- _Stated problem_
Collect each line of the records containing the string "matplotlib".

┌─ Material for this exercise

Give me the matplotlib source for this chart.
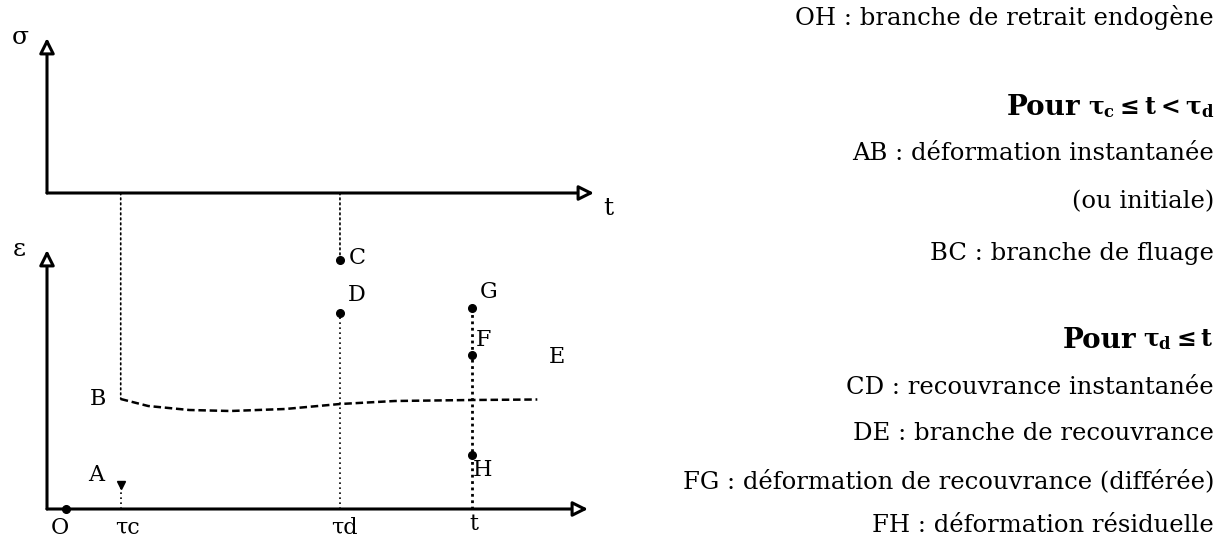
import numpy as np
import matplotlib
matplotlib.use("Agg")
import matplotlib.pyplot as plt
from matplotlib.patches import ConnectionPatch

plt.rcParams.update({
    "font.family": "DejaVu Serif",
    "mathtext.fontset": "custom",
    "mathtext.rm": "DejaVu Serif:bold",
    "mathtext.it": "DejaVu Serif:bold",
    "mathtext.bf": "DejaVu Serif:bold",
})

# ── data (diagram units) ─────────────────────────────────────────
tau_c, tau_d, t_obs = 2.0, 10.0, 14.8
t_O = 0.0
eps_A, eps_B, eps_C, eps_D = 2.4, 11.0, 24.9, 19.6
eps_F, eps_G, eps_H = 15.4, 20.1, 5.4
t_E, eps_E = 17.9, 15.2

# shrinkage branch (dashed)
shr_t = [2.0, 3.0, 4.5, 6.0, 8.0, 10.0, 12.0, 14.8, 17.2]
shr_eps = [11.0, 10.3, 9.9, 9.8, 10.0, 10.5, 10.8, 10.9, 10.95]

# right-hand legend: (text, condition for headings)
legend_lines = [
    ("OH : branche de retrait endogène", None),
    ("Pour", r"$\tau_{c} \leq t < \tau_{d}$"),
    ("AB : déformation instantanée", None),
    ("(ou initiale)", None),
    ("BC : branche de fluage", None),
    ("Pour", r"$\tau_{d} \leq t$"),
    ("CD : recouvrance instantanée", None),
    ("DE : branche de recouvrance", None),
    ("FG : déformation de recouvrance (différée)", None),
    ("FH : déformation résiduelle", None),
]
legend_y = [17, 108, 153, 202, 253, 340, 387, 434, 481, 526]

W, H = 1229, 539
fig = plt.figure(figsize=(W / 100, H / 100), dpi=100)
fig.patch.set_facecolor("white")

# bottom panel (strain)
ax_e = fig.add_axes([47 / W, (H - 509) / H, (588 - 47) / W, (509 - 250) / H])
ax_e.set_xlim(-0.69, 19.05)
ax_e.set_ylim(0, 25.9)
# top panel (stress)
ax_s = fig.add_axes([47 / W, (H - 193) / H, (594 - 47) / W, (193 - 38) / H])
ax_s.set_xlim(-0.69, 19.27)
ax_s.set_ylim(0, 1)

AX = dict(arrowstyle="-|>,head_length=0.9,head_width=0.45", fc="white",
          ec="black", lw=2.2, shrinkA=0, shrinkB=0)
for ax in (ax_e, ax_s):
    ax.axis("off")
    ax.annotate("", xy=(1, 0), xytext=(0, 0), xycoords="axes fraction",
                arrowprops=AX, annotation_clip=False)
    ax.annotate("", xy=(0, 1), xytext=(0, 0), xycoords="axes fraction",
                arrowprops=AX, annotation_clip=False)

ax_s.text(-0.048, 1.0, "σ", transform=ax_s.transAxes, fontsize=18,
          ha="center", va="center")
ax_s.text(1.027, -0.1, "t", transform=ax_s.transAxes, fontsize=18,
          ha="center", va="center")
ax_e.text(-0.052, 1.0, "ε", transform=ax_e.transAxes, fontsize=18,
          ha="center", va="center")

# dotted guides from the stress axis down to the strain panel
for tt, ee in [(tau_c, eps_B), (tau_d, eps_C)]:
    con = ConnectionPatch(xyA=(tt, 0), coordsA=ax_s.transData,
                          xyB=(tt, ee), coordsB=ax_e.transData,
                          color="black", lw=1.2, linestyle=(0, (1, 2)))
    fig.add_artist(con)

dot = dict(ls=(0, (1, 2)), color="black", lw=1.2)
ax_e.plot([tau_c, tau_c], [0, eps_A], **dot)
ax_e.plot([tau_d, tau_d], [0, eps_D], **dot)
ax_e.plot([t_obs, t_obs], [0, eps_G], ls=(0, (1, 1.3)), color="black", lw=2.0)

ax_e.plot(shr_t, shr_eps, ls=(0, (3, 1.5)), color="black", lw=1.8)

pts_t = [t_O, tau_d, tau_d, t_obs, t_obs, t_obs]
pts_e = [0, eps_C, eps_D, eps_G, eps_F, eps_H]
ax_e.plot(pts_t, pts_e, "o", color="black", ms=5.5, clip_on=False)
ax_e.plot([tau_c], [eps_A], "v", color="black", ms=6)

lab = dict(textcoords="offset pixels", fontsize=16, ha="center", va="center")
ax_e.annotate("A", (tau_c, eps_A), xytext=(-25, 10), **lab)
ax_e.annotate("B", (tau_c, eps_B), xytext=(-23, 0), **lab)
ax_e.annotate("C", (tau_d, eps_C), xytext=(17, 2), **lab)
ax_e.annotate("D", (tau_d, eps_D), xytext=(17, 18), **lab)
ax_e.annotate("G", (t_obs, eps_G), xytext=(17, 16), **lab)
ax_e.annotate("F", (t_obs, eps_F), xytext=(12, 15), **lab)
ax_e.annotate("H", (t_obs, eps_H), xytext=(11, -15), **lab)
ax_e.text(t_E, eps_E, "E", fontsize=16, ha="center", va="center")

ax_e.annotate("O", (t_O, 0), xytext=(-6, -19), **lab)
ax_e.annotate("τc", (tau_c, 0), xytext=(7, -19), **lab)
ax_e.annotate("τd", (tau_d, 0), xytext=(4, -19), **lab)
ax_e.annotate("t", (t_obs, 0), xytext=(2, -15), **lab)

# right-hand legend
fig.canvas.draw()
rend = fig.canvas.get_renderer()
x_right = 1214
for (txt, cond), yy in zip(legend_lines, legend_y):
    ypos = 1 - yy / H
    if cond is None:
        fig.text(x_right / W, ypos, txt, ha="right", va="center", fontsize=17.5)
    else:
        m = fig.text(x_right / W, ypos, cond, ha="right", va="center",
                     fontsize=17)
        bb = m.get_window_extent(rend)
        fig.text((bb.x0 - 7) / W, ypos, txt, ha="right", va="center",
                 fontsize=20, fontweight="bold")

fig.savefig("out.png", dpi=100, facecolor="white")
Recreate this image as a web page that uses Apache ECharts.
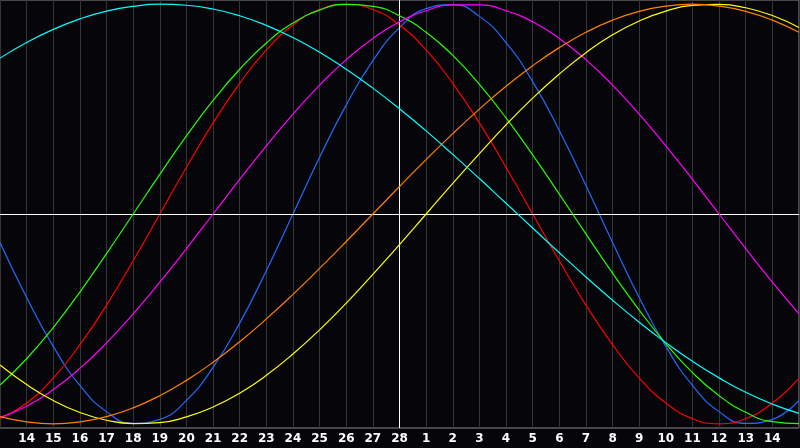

└─

- _The response_
Give me the matplotlib source for this chart.
import matplotlib
matplotlib.use("Agg")
import matplotlib.pyplot as plt
from matplotlib.patches import ConnectionPatch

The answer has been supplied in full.